Sources: Arizona Cardinals fire CFO, two VPs amid restructuring


TEMPE, Ariz. — A day before the Arizona Cardinals moved most of their non-football operations out of their former practice facility and into a nearby workspace on Wednesday, they laid off three high-ranking employees at the football level. vice president or higher, sources told ESPN.

In total, there were fewer than 10 departures across various departments on the business side, a team spokesperson told ESPN.

Chief Financial Officer Greg Lee, who had been in that role for nearly 15 of his nearly 18 years with the team, was the highest-ranking executive to be fired, sources told ESPN. Mike Iaquinta, the vice president of business development who had been with the team for 15 years, and Tim Delaney, the vice president of digital content and creative who was a 16-year veteran, are also out, sources said.

Steve Ryan, the Cardinals' senior vice president of corporate partnerships, will leave on his own later this offseason after 20 years with the team, a team spokesperson told ESPN.

The departures also included two members of the Cardinals' social media team, sources said.

The team held a meeting with its business development, content and marketing departments in the practice facility's auditorium on Tuesday, when employees moving to the new facility had already packed up their desks, sources told ESPN. During the meeting, the message from new chief operating officer Jeremy Walls was that the jobs of employees present were safe, sources said.

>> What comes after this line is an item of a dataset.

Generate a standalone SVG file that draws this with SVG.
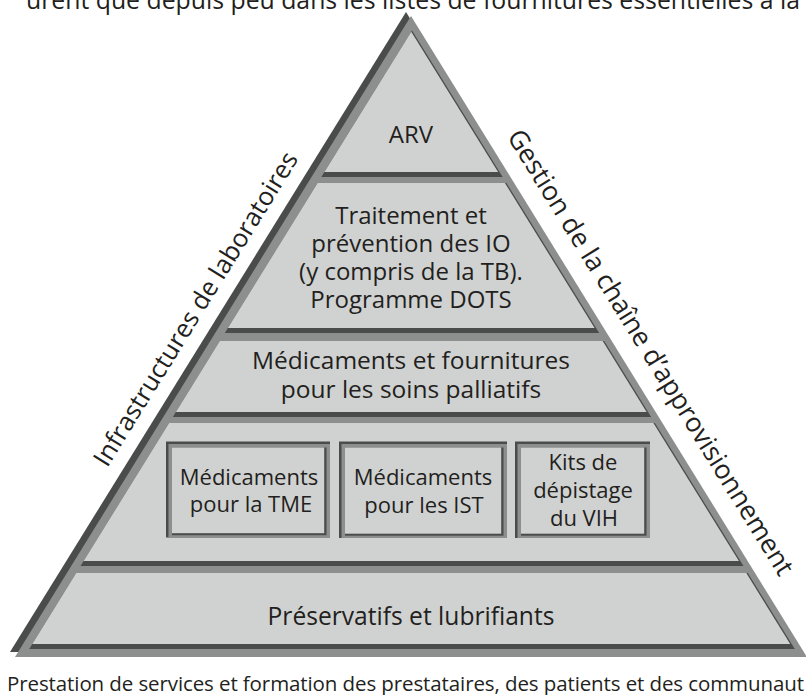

Walls, in an email obtained by ESPN and sent minutes before that meeting, said the Cardinals have made “significant changes and updates” over the past year after studying the organization and identifying ways to “modernize our approach, strengthen our culture , invest in our people and provide clarity for the future.

In the email, Walls called the changes — the new facility and layoffs of employees — a “new beginning” for the team. He also said that he is confident the Cardinals organization “will be at its peak when we all come together as a team, which starts now.”

The moves come five months after Arizona hired Walls in August and more than two months after ESPN's investigation into a toxic workplace culture that current and former employees found abusive and intimidating due, in part, to owner Michael Bidwill.

Walls led an internal audit of non-football departments that a team spokesperson described as a “comprehensive review.”

That led to a restructuring of the non-football side, which added seven new departments and renamed another, according to a review of the team's website from October. The Cardinals have hired more than 40 employees in recent weeks and are preparing to hire more in the near future.

In August, Forbes listed the Cardinals as the 29th most valuable franchise in the NFL, worth $3.8 billion, $500 million in revenue and $83 million in operating income.